*YOUR INSTRUCTIONS:* Print nothing but the lines from the start of the listing below through the line that contains "capsize=2.5, capthick=1.5, zorder=3, **styles[st])". Do not include the pictures.

*INFORMATION SUPPLIED:*

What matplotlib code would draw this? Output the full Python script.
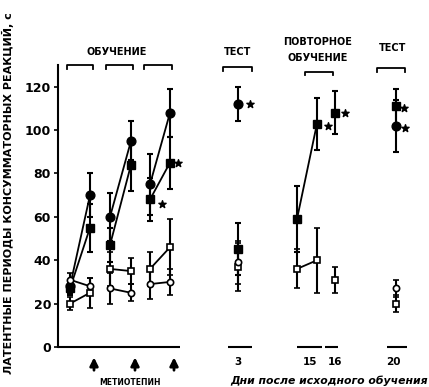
import matplotlib
matplotlib.use("Agg")
import matplotlib.pyplot as plt

plt.rcParams['font.family'] = ['DejaVu Sans']

# x positions of each measurement (training sessions: before / after drug)
x_train = [(70, 90), (110, 131), (150, 170)]
x_day3 = 238
x_day15 = (297, 317)
x_day16 = 335
x_day20 = 396

# filled circles
fc_train = [(28, 70), (60, 95), (75, 108)]
fc_train_err = [(3, 10), (11, 9), (14, 11)]
fc_day3, fc_day3_err = 112, 8
fc_day20, fc_day20_err = 102, 12

# filled squares
fs_train = [(27, 55), (47, 84), (68, 85)]
fs_train_err = [(3, 11), (8, 12), (10, 12)]
fs_day3, fs_day3_err = 45, 12
fs_day15, fs_day15_err = (59, 103), (15, 12)
fs_day16, fs_day16_err = 108, 10
fs_day20, fs_day20_err = 111, 8

# open squares
os_train = [(20, 25), (36, 35), (36, 46)]
os_train_err = [(3, 7), (8, 6), (8, 13)]
os_day3, os_day3_err = 37, 11
os_day15, os_day15_err = (36, 40), (9, 15)
os_day16, os_day16_err = 31, 6
os_day20, os_day20_err = 20, 4

# open circles
oc_train = [(31, 28), (27, 25), (29, 30)]
oc_train_err = [(3, 4), (7, 4), (7, 6)]
oc_day3, oc_day3_err = 39, 10
oc_day20, oc_day20_err = 27, 4

# significance marks (x, y)
stars = [(162, 66), (178, 85), (250, 112), (328, 102), (345, 108), (404, 110), (405, 101)]

day_labels = ["3", "15", "16", "20"]
day_label_x = [238, 310, 335, 393]

fig = plt.figure(figsize=(4.29, 3.87), dpi=100)
ax = fig.add_axes([58 / 429, 40 / 387, 362 / 429, 282 / 387])
ax.set_xlim(58, 420)
ax.set_ylim(0, 130)

styles = {
    'fc': dict(marker='o', ms=6.3, mfc='black', mec='black'),
    'fs': dict(marker='s', ms=5.8, mfc='black', mec='black'),
    'os': dict(marker='s', ms=4.5, mfc='white', mec='black', mew=1.2),
    'oc': dict(marker='o', ms=4.5, mfc='white', mec='black', mew=1.2),
}


def draw(xs, ys, errs, st):
    ax.errorbar(xs, ys, yerr=errs, color='black', lw=1.3, elinewidth=1.5,
                capsize=2.5, capthick=1.5, zorder=3, **styles[st])


for i in range(3):
    draw(x_train[i], fc_train[i], fc_train_err[i], 'fc')
    draw(x_train[i], fs_train[i], fs_train_err[i], 'fs')
    draw(x_train[i], os_train[i], os_train_err[i], 'os')
    draw(x_train[i], oc_train[i], oc_train_err[i], 'oc')

draw([x_day3], [fc_day3], [fc_day3_err], 'fc')
draw([x_day3], [fs_day3], [fs_day3_err], 'fs')
draw([x_day3], [os_day3], [os_day3_err], 'os')
draw([x_day3], [oc_day3], [oc_day3_err], 'oc')

draw(x_day15, fs_day15, fs_day15_err, 'fs')
draw(x_day15, os_day15, os_day15_err, 'os')
draw([x_day16], [fs_day16], [fs_day16_err], 'fs')
draw([x_day16], [os_day16], [os_day16_err], 'os')

draw([x_day20], [fs_day20], [fs_day20_err], 'fs')
draw([x_day20], [fc_day20], [fc_day20_err], 'fc')
draw([x_day20], [oc_day20], [oc_day20_err], 'oc')
draw([x_day20], [os_day20], [os_day20_err], 'os')

ax.scatter([s[0] for s in stars], [s[1] for s in stars], marker='*', s=30,
           color='black', zorder=4)

# axes look
for sp in ['top', 'right', 'bottom']:
    ax.spines[sp].set_visible(False)
ax.spines['left'].set_linewidth(1.5)
ax.set_yticks([0, 20, 40, 60, 80, 100, 120])
ax.tick_params(axis='y', length=3, width=1.2, labelsize=9, pad=2)
for lab in ax.get_yticklabels():
    lab.set_fontweight('bold')
ax.set_xticks([])

# baseline pieces
for a, b in [(58, 180), (228, 252), (297, 322), (325, 338), (387, 407)]:
    ax.plot([a, b], [0, 0], color='black', lw=1.5, clip_on=False,
            solid_capstyle='butt')

for x, t in zip(day_label_x, day_labels):
    ax.text(x, -7, t, ha='center', va='center', fontsize=7.5, fontweight='bold')
ax.text(329, -15.5, "Дни после исходного обучения", ha='center', va='center',
        fontsize=7.8, fontweight='bold', style='italic')

# drug arrows
for x in [x_train[0][1], x_train[1][1], x_train[2][1]]:
    ax.annotate('', xy=(x + 4, -3.5), xytext=(x + 4, -12),
                arrowprops=dict(arrowstyle='-|>', color='black', lw=2,
                                mutation_scale=12), annotation_clip=False)
ax.text(130, -16.5, "МЕТИОТЕПИН", ha='center', va='center', fontsize=5.5,
        fontweight='bold')


# brackets
def bracket(a, b, y):
    ax.plot([a, a, b, b], [y - 1.8, y, y, y - 1.8], color='black', lw=1.3,
            clip_on=False)


for a, b in [(67, 93), (106, 133), (144, 172)]:
    bracket(a, b, 130)
bracket(223, 252, 129)
bracket(305, 333, 127)
bracket(377, 405, 128.5)

ax.text(117, 136, "ОБУЧЕНИЕ", ha='center', va='center', fontsize=7, fontweight='bold')
ax.text(238, 136, "ТЕСТ", ha='center', va='center', fontsize=7, fontweight='bold')
ax.text(318, 140.5, "ПОВТОРНОЕ", ha='center', va='center', fontsize=7, fontweight='bold')
ax.text(318, 133, "ОБУЧЕНИЕ", ha='center', va='center', fontsize=7, fontweight='bold')
ax.text(393, 138, "ТЕСТ", ha='center', va='center', fontsize=7, fontweight='bold')

fig.text(8 / 429, 0.5, "ЛАТЕНТНЫЕ ПЕРИОДЫ КОНСУММАТОРНЫХ РЕАКЦИЙ, с",
         rotation=90, ha='center', va='center', fontsize=8, fontweight='bold')

fig.savefig('out.png', dpi=100)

*WORKED SOLUTION:*
What matplotlib code would draw this? Output the full Python script.
import matplotlib
matplotlib.use("Agg")
import matplotlib.pyplot as plt

plt.rcParams['font.family'] = ['DejaVu Sans']

# x positions of each measurement (training sessions: before / after drug)
x_train = [(70, 90), (110, 131), (150, 170)]
x_day3 = 238
x_day15 = (297, 317)
x_day16 = 335
x_day20 = 396

# filled circles
fc_train = [(28, 70), (60, 95), (75, 108)]
fc_train_err = [(3, 10), (11, 9), (14, 11)]
fc_day3, fc_day3_err = 112, 8
fc_day20, fc_day20_err = 102, 12

# filled squares
fs_train = [(27, 55), (47, 84), (68, 85)]
fs_train_err = [(3, 11), (8, 12), (10, 12)]
fs_day3, fs_day3_err = 45, 12
fs_day15, fs_day15_err = (59, 103), (15, 12)
fs_day16, fs_day16_err = 108, 10
fs_day20, fs_day20_err = 111, 8

# open squares
os_train = [(20, 25), (36, 35), (36, 46)]
os_train_err = [(3, 7), (8, 6), (8, 13)]
os_day3, os_day3_err = 37, 11
os_day15, os_day15_err = (36, 40), (9, 15)
os_day16, os_day16_err = 31, 6
os_day20, os_day20_err = 20, 4

# open circles
oc_train = [(31, 28), (27, 25), (29, 30)]
oc_train_err = [(3, 4), (7, 4), (7, 6)]
oc_day3, oc_day3_err = 39, 10
oc_day20, oc_day20_err = 27, 4

# significance marks (x, y)
stars = [(162, 66), (178, 85), (250, 112), (328, 102), (345, 108), (404, 110), (405, 101)]

day_labels = ["3", "15", "16", "20"]
day_label_x = [238, 310, 335, 393]

fig = plt.figure(figsize=(4.29, 3.87), dpi=100)
ax = fig.add_axes([58 / 429, 40 / 387, 362 / 429, 282 / 387])
ax.set_xlim(58, 420)
ax.set_ylim(0, 130)

styles = {
    'fc': dict(marker='o', ms=6.3, mfc='black', mec='black'),
    'fs': dict(marker='s', ms=5.8, mfc='black', mec='black'),
    'os': dict(marker='s', ms=4.5, mfc='white', mec='black', mew=1.2),
    'oc': dict(marker='o', ms=4.5, mfc='white', mec='black', mew=1.2),
}


def draw(xs, ys, errs, st):
    ax.errorbar(xs, ys, yerr=errs, color='black', lw=1.3, elinewidth=1.5,
                capsize=2.5, capthick=1.5, zorder=3, **styles[st])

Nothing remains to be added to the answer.